The Cardinals also have other young outfielders on the way to the majors, though at the moment there's no compelling reason to rush Stephen Piscotty, James Ramsey or Randal Grichuk here in '14.

The possibilities are all over the outfield map.

Make no mistake: The GM traded for a player with the clear goal of going in a different direction in center field. But the manager says Jay still has a chance to be a starter. Depending on who you believe, Jay could play a lot, or hardly at all.

Jay's presence, at $3 million or so, could be an unnecessary extravagance.
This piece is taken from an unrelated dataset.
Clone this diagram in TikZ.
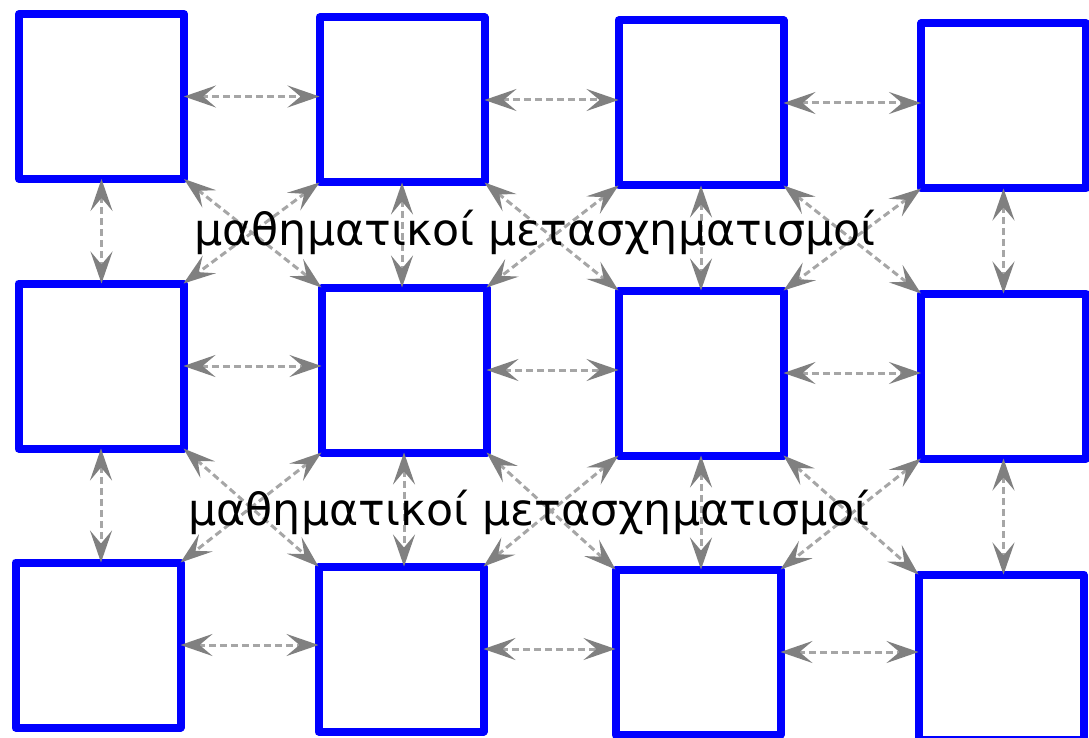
\documentclass[tikz,border=0pt]{standalone}
\usepackage{fontspec}
\setmainfont{DejaVu Sans}
\usetikzlibrary{arrows.meta}
\begin{document}
\begin{tikzpicture}[x=1pt,y=-1pt,
  box/.style={draw=blue, line width=8pt, line join=round, fill=white,
    minimum width=165pt, minimum height=165pt, outer sep=0pt, inner sep=0pt},
  link/.style={draw=gray!70, line width=3pt, dash pattern=on 7pt off 4pt,
    {Stealth[length=32pt,width=22pt,inset=13pt,fill=black!50,color=black!50]}-{Stealth[length=32pt,width=22pt,inset=13pt,fill=black!50,color=black!50]}},
  greektext/.style={font=\fontsize{44.3}{54}\selectfont, text=black, inner sep=0pt, anchor=base}
]
\clip (0,0) rectangle (1089,738);
\useasboundingbox (0,0) rectangle (1089,738);

% grid of squares: row r, column c
\node[box] (n11) at (101.5,96.5) {};
\node[box] (n12) at (402,100) {};
\node[box] (n13) at (701,103) {};
\node[box] (n14) at (1003.5,106) {};
\node[box] (n21) at (101,366) {};
\node[box] (n22) at (404,370) {};
\node[box] (n23) at (701,373) {};
\node[box] (n24) at (1003.5,376) {};
\node[box] (n31) at (98,645) {};
\node[box] (n32) at (401,649) {};
\node[box] (n33) at (698,652) {};
\node[box] (n34) at (1001,657) {};

% horizontal links, level with the left square's mid-height
\foreach \r in {1,2,3}{
  \foreach \c/\d in {1/2,2/3,3/4}{
    \draw[link] (n\r\c.east) -- (n\r\c.east -| n\r\d.west);
  }
}
% vertical links, straight down from the upper square
\foreach \r/\s in {1/2,2/3}{
  \foreach \c in {1,2,3,4}{
    \draw[link] (n\r\c.south) -- (n\r\c.south |- n\s\c.north);
  }
}
% diagonal links between corners
\foreach \r/\s in {1/2,2/3}{
  \foreach \c/\d in {1/2,2/3,3/4}{
    \draw[link] (n\r\c.south east) -- (n\s\d.north west);
    \draw[link] (n\r\d.south west) -- (n\s\c.north east);
  }
}

\node[greektext] (t1) at (535,245) {μαθηματικοί μετασχηματισμοί};
\node[greektext] (t2) at (529,525) {μαθηματικοί μετασχηματισμοί};
\end{tikzpicture}
\end{document}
But his presence could be vital in the event of injuries; after all this team has won two NL pennants, a World Series and made it to the postseason with Jay as its starting center fielder from 2011-2013. Or Jay could be relocated in a trade.

My best guess is that the Cardinals will hedge their bet on Bourjos and keep Jay around. But how he'd be used is undetermined, and largely dependent on the injury factor and the prominence of the Taveras role in 2014.

We have solved nothing here today, but this does make for a good baseball discussion. As always, your comments and suggestions are welcome.